Generation Like: A Response...


After watching Frontline’s “Generation Like,” I learned that the YouTube pop-universe is far more expansive than I thought. I’ve spent a decent amount of time on YouTube since its inception, but have never heard of these famous kids that were profiled.

A major takeaway of the program was that social media platforms seem to create their own ecosystems. Websites like YouTube have developed a social class hierarchy; highly “liked” and subscribed accounts being on top, with the lesser-knowns trying to carve out their own space in an attempt at recognition. The introduction of likes (or diggs and upvotes, if you go back far enough) created a type of currency within each sphere. The more likes and subscribers a creator has, the more valuable their output becomes.

Perhaps the most interesting part are the transactions that occur between the individual universes of each platform and the real world. For example, subscribers and likes may be the currency of YouTube, but the ability to cash them out into real-world money validates their worth. Having sponsors essentially equates to a marketing position. There are obvious benefactors: companies that create the platforms, businesses that advertise on them, creators that distribute their content on them, and the creators’ sponsors. But then there are also other real-world jobs and third-party businesses that revolve around the platforms...

This demand for social media presence has created thousands of jobs. As of this writing, a search for “social media” on indeed.com returns a whopping 81,150 open positions. “Generation Like” provided a glimpse into the hectic world of scheduling posts for Ian Somerhalder of “The Vampire Diaries.” Oliver Luckett’s company, who manages Ian’s social media, had posts lined up for weeks ahead. The statistics received in return are a gold-mine of their own.

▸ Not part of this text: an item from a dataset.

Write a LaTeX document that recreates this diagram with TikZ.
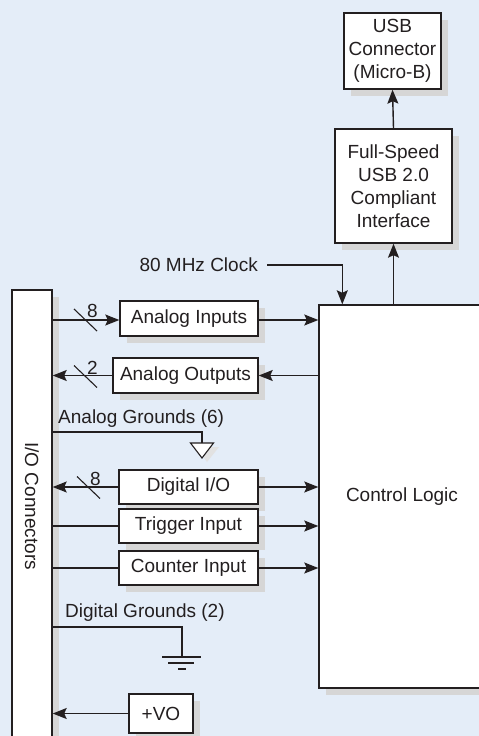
\documentclass[tikz,border=0pt]{standalone}
\usepackage{fontspec}
\setmainfont{Liberation Sans}
\usetikzlibrary{arrows.meta,shadows}
\definecolor{bgblue}{RGB}{228,237,248}
\definecolor{shade}{RGB}{214,214,214}
\definecolor{ink}{RGB}{35,31,32}
\tikzset{
  blk/.style={draw=ink,line width=1.4pt,fill=white,inner sep=0pt,align=center,
    text=ink,drop shadow={shadow xshift=7pt,shadow yshift=-7pt,fill=shade,opacity=1}},
  arr/.style={draw=ink,line width=1.4pt,-{Stealth[length=14pt,width=11pt,inset=2.5pt]}},
  wire/.style={draw=ink,line width=1.4pt},
  thinw/.style={draw=ink,line width=1.1pt},
  lbl/.style={text=ink,inner sep=0pt}
}
\begin{document}
\begin{tikzpicture}[x=1pt,y=-1pt,font=\fontsize{19}{23}\selectfont]
  \useasboundingbox (0,0) rectangle (479,736);
  \clip (0,0) rectangle (479,736);
  \fill[bgblue] (0,0) rectangle (479,736);
  % blocks
  \node[blk,minimum width=40pt,minimum height=480pt] (io) at (32,530) {};
  \node[lbl,rotate=-90] (iotext) at (32,506) {I/O Connectors};
  \node[blk,minimum width=166pt,minimum height=383pt] (cl) at (402,496.5) {Control Logic};
  \node[blk,minimum width=97pt,minimum height=76pt] (usb) at (392.5,51) {USB\\Connector\\(Micro-B)};
  \node[blk,minimum width=117pt,minimum height=114pt] (fs) at (393.5,186) {Full-Speed\\USB 2.0\\Compliant\\Interface};
  \node[blk,minimum width=138pt,minimum height=35pt] (ai) at (189,318.5) {Analog Inputs};
  \node[blk,minimum width=145pt,minimum height=35pt] (ao) at (185.5,375.5) {Analog Outputs};
  \node[blk,minimum width=139pt,minimum height=34pt] (dio) at (188.5,487) {Digital I/O};
  \node[blk,minimum width=139pt,minimum height=34pt] (trig) at (188.5,526) {Trigger Input};
  \node[blk,minimum width=139pt,minimum height=34pt] (cnt) at (188.5,568) {Counter Input};
  \node[blk,minimum width=64pt,minimum height=39pt] (vo) at (161,713.5) {+VO};
  \node[lbl,anchor=east] (clk) at (258,265) {80 MHz Clock};
  \node[lbl,anchor=west] (agnd) at (58,419) {Analog Grounds (6)};
  \node[lbl,anchor=west] (dgnd) at (65,613) {Digital Grounds (2)};
  % usb path
  \draw[arr] (fs.north) -- (usb.south);
  \draw[arr] (cl.north -| fs.south) -- (fs.south);
  \coordinate (clkin) at ([xshift=24pt]cl.north west);
  \draw[arr] ([xshift=9pt]clk.east) -| (clkin);
  % analog
  \draw[arr] (io.east |- 0,320) -- (ai.west |- 0,320);
  \draw[arr] (ai.east |- 0,320) -- (cl.west |- 0,320);
  \draw[arr] (cl.west |- ao.east) -- (ao.east);
  \draw[arr] (ao.west) -- (io.east |- ao.west);
  % digital
  \draw[arr] (dio.west) -- (io.east |- dio.west);
  \draw[arr] (dio.east) -- (cl.west |- dio.east);
  \draw[wire] (io.east |- trig.west) -- (trig.west);
  \draw[arr] (trig.east) -- (cl.west |- trig.east);
  \draw[wire] (io.east |- cnt.west) -- (cnt.west);
  \draw[arr] (cnt.east) -- (cl.west |- cnt.east);
  \draw[arr] (vo.west) -- (io.east |- vo.west);
  % bus widths
  \foreach \bx/\by/\bn in {85.5/320/8, 85.5/376.5/2, 88.5/487.5/8}{
    \draw[thinw] (\bx-11.5,\by-11) -- (\bx+11.5,\by+11);
    \node[lbl] at (\bx+7,\by-9) {\bn};
  }
  % analog ground
  \draw[wire] (io.east |- 0,432) -| (202,443);
  \fill[shade!70] (196,447) -- (219,447) -- (207,462) -- cycle;
  \draw[thinw,fill=white] (190.5,443) -- (213.5,443) -- (202,458) -- cycle;
  % digital ground
  \draw[wire] (io.east |- 0,627) -| (182,657);
  \draw[thinw] (162,657) -- (201,657);
  \draw[thinw] (168,663) -- (194,663);
  \draw[thinw] (178,669) -- (186,669);
\end{tikzpicture}
\end{document}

A negative effect is that it’s possible that children are being exploited for financial gain. Of course, unpaid child labor is nothing new, unfortunately. But, the naiveté and enthusiasm with which the children participate is concerning. As a society, we’re quick to lash out at companies that employ children, but seem to gloss over it happening right under our noses. We’re so used to being marketed-to, that the entire marketing system feels like a part of nature. If the kids aren’t physically strained, it doesn’t appear to count. Who knows the mental toll this early exposure and competition is having on the young creators.

In addition to exploitation via labor/marketing, I found a quote from the mother of Daniela Diaz to be particularly disconcerting. When talking about making posts for her daughter on Instagram, she quotes herself saying “wear this, wear this, and I will take the picture, I will tell you how many likes. You’re gonna get over 150.” She then goes on to say, “I hate to say it, but if I have a full body picture, she will get tons of likes, and that’s just the reality.” It’s important to note that Daniela Diaz was 13 years old. The mother clearly identified a problem with the culture, yet still continued to cater to it. As long as this demand exists and is accommodated, the dark underbelly of these systems will go unchecked, further perpetuating the cycle.

If this film were to be shown in other classes, I’d recommend it in both general education and business education. From a business/marketing standpoint, it shows the potential of these platforms for their usage in these areas. In general education it can act as a warning to prevent possible exploitation. At the same time, it can allow the students to “know their worth,” if they’re going to be using these services anyway. Knowledge is power, and like Daniela’s mother said, “that’s just the reality.”